Here, scholars give up the “attempt to dominate and control
the world” (p. 39), and strive to understand their own
contextual locations.
After broadly describing the way critical pedagogues look at
the world, Kincheloe explores the field’s historical
foundations in Chapter Two. Here, he introduces the people and
ideas that have shaped critical pedagogy, and highlights the
field’s commitment to innovating and evolving to meet the
challenges of the time. He describes the foundational critical
theory work of the Frankfurt School, explains how some of these
early ideas were critiqued and reformulated by the
postdiscourses—postmodernism, poststructuralism,
postcolonialism, and postformalism—and then lists a set of
“elastic, ever-evolving” concepts included in an
evolving notion of critical pedagogy (p. 50). The second half of
the chapter describes several important figures in critical
pedagogy, ranging from W.E.B. DuBois, whose writing preceded the
Frankfurt School and anticipated many of the most powerful
aspects of critical pedagogy, to Paulo Freire and Henry Giroux,
whose work has shaped the modern field. The list represents a
diverse group of scholars and contributions, and provides a
useful overview for those new to the field.
Kincheloe’s third chapter, “Critical Pedagogy in
School,” begins by describing the contemporary situation,
characterized by a lack of—and often a restriction
on—questioning of educational purpose. Kincheloe asserts
that questions of power and justice are completely ignored in the
dominant culture’s conversation about educational policy
and classroom practice. He points to standardized tests and
curricula as “technologies of power” (p. 109),
systematically ranking and sorting students and diminishing the
chances that marginalized students will gain confidence in
themselves as shapers of history.

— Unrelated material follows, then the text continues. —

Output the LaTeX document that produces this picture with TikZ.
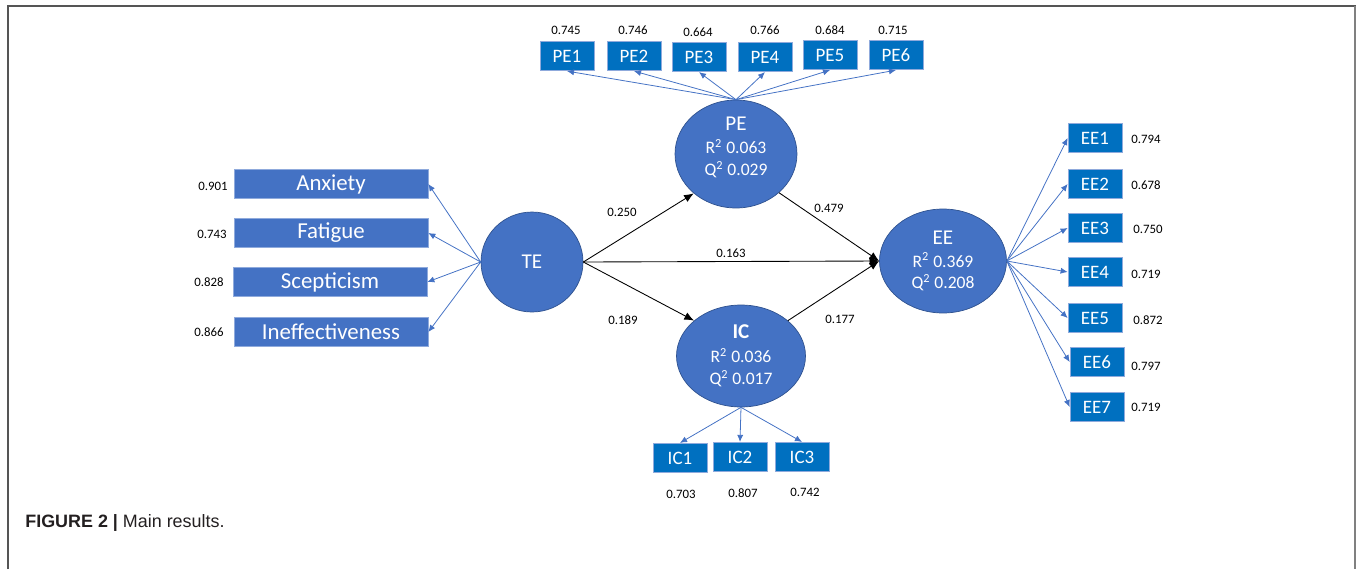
\documentclass[tikz,border=0pt]{standalone}
\usepackage{fontspec}
\setmainfont{Carlito}
\newfontfamily\capfont{Liberation Sans}
\usepackage{xcolor}
\usetikzlibrary{arrows.meta, positioning, shapes.geometric}
\definecolor{latentBlue}{RGB}{68,114,196}
\definecolor{latentEdge}{RGB}{47,82,143}
\definecolor{itemBlue}{RGB}{0,112,192}
\definecolor{itemEdge}{RGB}{143,170,220}
\definecolor{frameGray}{RGB}{85,85,85}
\definecolor{capText}{RGB}{35,31,32}
\newcommand{\rsq}[1]{R\textsuperscript{2} #1}
\newcommand{\qsq}[1]{Q\textsuperscript{2} #1}
\tikzset{
    latent/.style={
        ellipse,
        draw=latentEdge,
        fill=latentBlue,
        text=white,
        align=center,
        inner sep=0pt,
        minimum width=2.48cm,
        minimum height=2.08cm,
        font=\fontsize{10}{12}\selectfont
    },
    dimbox/.style={
        rectangle,
        draw=itemEdge,
        fill=latentBlue,
        text=white,
        minimum width=3.88cm,
        minimum height=0.58cm,
        inner sep=0pt,
        font=\fontsize{13}{15}\selectfont
    },
    itembox/.style={
        rectangle,
        draw=itemEdge,
        fill=itemBlue,
        text=white,
        minimum width=1.08cm,
        minimum height=0.59cm,
        inner sep=0pt,
        font=\fontsize{10.8}{13}\selectfont
    },
    loading/.style={font=\fontsize{7.3}{8.6}\selectfont, inner sep=0pt},
    coef/.style={font=\fontsize{7.3}{8.6}\selectfont, inner sep=0pt},
    patharrow/.style={-{Latex[length=5.5pt, width=4.5pt]}, draw=black, line width=0.5pt},
    itemarrow/.style={-{Latex[length=4pt, width=3.5pt]}, draw=latentBlue, line width=0.45pt}
}
\begin{document}
\begin{tikzpicture}[x=0.02cm, y=-0.02cm]
        \useasboundingbox (0,0) rectangle (1357,569);
        % frame
        \draw[frameGray, line width=1pt] (8,569) -- (8,6) -- (1356,6);
        \draw[gray, line width=1.6pt] (1355,6) -- (1355,569);

        % latent variables
        \node[latent, minimum width=2.04cm, minimum height=2.0cm, font=\fontsize{12}{14}\selectfont] (te) at (532,262) {TE};
        \node[latent, minimum width=2.44cm, minimum height=2.16cm, text depth=9pt] (pe) at (736,154)
            {{\fontsize{12}{14}\selectfont PE}\\[1.5pt] \rsq{0.063}\\[0.5pt] \qsq{0.029}};
        \node[latent, minimum width=2.54cm, minimum height=2.08cm] (ee) at (943,261)
            {{\fontsize{12}{14}\selectfont EE}\\[1pt] \rsq{0.369}\\[0.3pt] \qsq{0.208}};
        \node[latent, minimum width=2.58cm, minimum height=2.04cm] (ic) at (741,356)
            {{\fontsize{12}{14}\selectfont\bfseries IC}\\[1.5pt] \rsq{0.036}\\[0.5pt] \qsq{0.017}};

        % burnout dimensions
        \node[dimbox] (anx) at (331,184) {Anxiety};
        \node[dimbox] (fat) at (331,233) {Fatigue};
        \node[dimbox] (sce) at (330,282) {Scepticism};
        \node[dimbox] (ine) at (331,332) {Ineffectiveness};

        % PE items
        \node[itembox] (pe1) at (567,56) {PE1};
        \node[itembox] (pe2) at (634,56) {PE2};
        \node[itembox] (pe3) at (699,57) {PE3};
        \node[itembox] (pe4) at (765,57) {PE4};
        \node[itembox] (pe5) at (830,55) {PE5};
        \node[itembox] (pe6) at (896,55) {PE6};

        % EE items
        \node[itembox] (ee1) at (1095,138) {EE1};
        \node[itembox] (ee2) at (1095,184) {EE2};
        \node[itembox] (ee3) at (1095,228) {EE3};
        \node[itembox] (ee4) at (1095,272) {EE4};
        \node[itembox] (ee5) at (1095,318) {EE5};
        \node[itembox] (ee6) at (1097,362) {EE6};
        \node[itembox] (ee7) at (1097,407) {EE7};

        % IC items
        \node[itembox] (ic1) at (680,458) {IC1};
        \node[itembox] (ic2) at (740,457) {IC2};
        \node[itembox] (ic3) at (802,457) {IC3};

        % loadings
        \node[loading] (lanx) at (213,186) {0.901};
        \node[loading] (lfat) at (212,234) {0.743};
        \node[loading] (lsce) at (209,282) {0.828};
        \node[loading] (line) at (209,332) {0.866};
        \node[loading] (lpe1) at (566,30) {0.745};
        \node[loading] (lpe2) at (633,30) {0.746};
        \node[loading] (lpe3) at (698,32) {0.664};
        \node[loading] (lpe4) at (765,30) {0.766};
        \node[loading] (lpe5) at (830,30) {0.684};
        \node[loading] (lpe6) at (893,30) {0.715};
        \node[loading] (lee1) at (1146,139) {0.794};
        \node[loading] (lee2) at (1146,185) {0.678};
        \node[loading] (lee3) at (1148,229) {0.750};
        \node[loading] (lee4) at (1146,274) {0.719};
        \node[loading] (lee5) at (1148,320) {0.872};
        \node[loading] (lee6) at (1146,366) {0.797};
        \node[loading] (lee7) at (1146,407) {0.719};
        \node[loading] (lic1) at (681,494) {0.703};
        \node[loading] (lic2) at (743,493) {0.807};
        \node[loading] (lic3) at (805,492) {0.742};

        % item arrows
        \draw[itemarrow] (te.west) -- (anx.east);
        \draw[itemarrow] (te.west) -- (fat.east);
        \draw[itemarrow] (te.west) -- (sce.east);
        \draw[itemarrow] (te.west) -- (ine.east);
        \draw[itemarrow] (pe.north) -- (pe1.south);
        \draw[itemarrow] (pe.north) -- (pe2.south);
        \draw[itemarrow] (pe.north) -- (pe3.south);
        \draw[itemarrow] (pe.north) -- (pe4.south);
        \draw[itemarrow] (pe.north) -- (pe5.south);
        \draw[itemarrow] (pe.north) -- (pe6.south);
        \draw[itemarrow] (ee.east) -- (ee1.west);
        \draw[itemarrow] (ee.east) -- (ee2.west);
        \draw[itemarrow] (ee.east) -- (ee3.west);
        \draw[itemarrow] (ee.east) -- (ee4.west);
        \draw[itemarrow] (ee.east) -- (ee5.west);
        \draw[itemarrow] (ee.east) -- (ee6.west);
        \draw[itemarrow] (ee.east) -- (ee7.west);
        \draw[itemarrow] (ic.south) -- (ic1.north);
        \draw[itemarrow] (ic.south) -- (ic2.north);
        \draw[itemarrow] (ic.south) -- (ic3.north);

        % structural paths
        \draw[patharrow] (te.east) -- (pe.223);
        \draw[patharrow] (te.east) -- (ee.west);
        \draw[patharrow] (te.east) -- (ic.143);
        \draw[patharrow] (pe.318) -- (ee.west);
        \draw[patharrow] (ic.37) -- (ee.west);
        \node[coef] (c250) at (622,212) {0.250};
        \node[coef] (c163) at (731,253) {0.163};
        \node[coef] (c189) at (623,320) {0.189};
        \node[coef] (c479) at (829,208) {0.479};
        \node[coef] (c177) at (840,319) {0.177};

        % caption
        \node[anchor=west, inner sep=0pt, text=capText, font=\capfont\fontsize{10.2}{12}\selectfont] (cap) at (25,523)
            {\textbf{FIGURE 2 |} Main results.};
    \end{tikzpicture}
\end{document}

As he moves to the need for a
critical teacher education, Kincheloe suggests that schools of
education must help teachers develop all the types of
knowledge—normative, empirical, political, ontological,
experiential, and reflective-synthetic—that are required to
answer different educational questions. Throughout the chapter,
Kincheloe emphasizes that teaching is a sophisticated act,
exemplified by the notion of praxis, or the process of action,
reflection, and action, where theory and practice are in
catalytic dialogue.
Chapter Four, “Critical Pedagogy and Research,” is
intended to “contribut[e] to the critical pedagogical goal
of producing knowledge that leads to the end of human
suffering” (p. 126). Kincheloe approaches this goal by
connecting the bricolage model of research, marked by
methodological and theoretical eclecticism, with critical
multiculturalism, concerned with developing a literacy of power
and taking action against inequality. He defines critical
researchers as bricoleurs, who, like the French handymen who used
whatever tools were available to complete the task at hand, come
from a wide diversity of backgrounds and employ an equally
diverse set of approaches to understanding and acting on social
problems. Most importantly, bricoleurs value those whom and with
whom they research, and work with keen awareness of their own location
in the social web. They constantly seek more rigorous,
innovative means of understanding, exposing, and resisting
oppression. Kincheloe stresses that this work is desperately
needed now: “The future of knowledge is at stake,” he
writes. “Few times in human history has there existed a
greater need for forms of knowledge work that expose dominant
ideologies and discourses that shape the information accessed by
many individuals” (p. 130).
The final chapter in this primer introduces what Kincheloe
calls a postformal critical psychology of complexity. This is
critical pedagogy’s approach to cognition, which attempts
to blur boundaries between cognition, culture, epistemology,
history, psychoanalysis, economics, and politics. Unlike the
positivist conception of intelligence as a thing of measurable
quantity, generally found at greater levels among the privileged
few, critical psychology sees intelligence as learnable and
taught in many different places. Like other aspects of critical
pedagogy, theories of cognition are informed by a vision of human
beings as dynamic and powerful: “To be human is to possess
the power to change, to be better, to be smarter, to become a
transformative agent” (p. 175). As he describes this new
approach to psychology—long the domain of positivist
research—Kincheloe stresses that this is not a call to
abandon rationality, but to develop more rigorous, contextualized
understandings of human cognition and production of the self.
By the end of this book, readers may find themselves feeling
strangely hopeful despite their new awareness of how dominant
approaches to education and research perpetuate inequality. A
quick look at the website for the Paulo and Nita Freire
International Project for Critical Pedagogy confirms
Kincheloe’s claim that people all over the world are
thinking about, grappling with, and remaking the ideas presented
in this primer. As demonstrated by the website’s online
dialogue about the book, some readers will be inspired but
overwhelmed by the breadth of ideas and critiques presented in
this text. Teachers interested in critical pedagogy will find
the book useful in redefining their approach to the profession,
but much less useful in supporting their day-to-day classroom
work. Those who are unsympathetic to the causes of the political
left will quickly abandon this book, since the first page
presents a sharp critique of the United States’ war in
Iraq. However, those who share Kincheloe’s political
concerns will find much of use from this explanation of critical
pedagogy. Readers weary of scholarship that provides empty
praise for concepts like multiculturalism and diversity will
appreciate the way this primer sketches a sophisticated and
nuanced understanding of the power of difference for achieving
liberatory goals. Similarly, those frustrated with alternative
research approaches which deconstruct positivism and offer in its
place only relativism and flimsy “feel-good”
methodologies, will welcome Kincheloe’s deep and persistent
commitment to methodological, theoretical, and intellectual
rigor. Perhaps most importantly, teachers and researchers alike
will find that this text positions them as partners in work that
is practical, rigorous, and profoundly hopeful.